I've been a tad bit overwhelmed, a wee bit anxious, and overall freaking out. Simply a pleasure to live with, I tell ya! I'm an enthusiastic person and I try my best to remain positive, but please understand I'm a realist. I've done my homework and I know the depressing statistics. The probability of me getting published (in the traditional sorta way) is slim to none. However, it's far easier to deal with that stark reality when you're in the thick of writing a story. At least, it was for me.
I was so busy daydreaming and plotting and scheming and swooning and crying that I didn't have time to worry about queries and summaries and pitches and log-lines and cover letters and line-edits and agents and markets and... *brain explodes*
All of it came crashing down on me last week. I couldn't sleep. I could hardly eat. My brain was a skipping record and the phrase on repeat-- you can't do this. you can't do this. you can't do this.
Drama. Drama. Drama.
I'm much better now. The best and the mister took turns slapping me, told me to get a hold of myself, and reminded me to take a deep breath, stop all the fretting, and get back to work. (I have no clue what I'd do without them.)

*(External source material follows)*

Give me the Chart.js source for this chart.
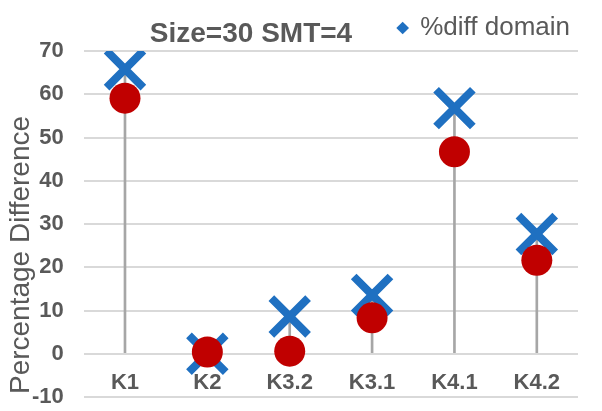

And that's exactly what I've been doing. I'm trying to focus on the things I can control. I can control the quality of my manuscript. I can control who I query and the quality of the letters I send out. I can control my attitude by maintaining a realistic yet hopeful mindset. Most importantly, I can keep myself in control, slow down, focus on taking one small step at a time, and not write myself off just yet.
I've been reminding myself how much I love to write and that I've been writing for years without worrying about impressing others, but for the pure joy of the experience. And most importantly, I've been focusing on one plain and simple truth-- the world will not end if my book doesn't get picked up by an agent.
Robert Frost said:
In three words I can sum up everything I've learned about life. It goes on.
Just another simple, yet undeniable truth.
How do you maintain a positive attitude in the face of such insurmountable odds?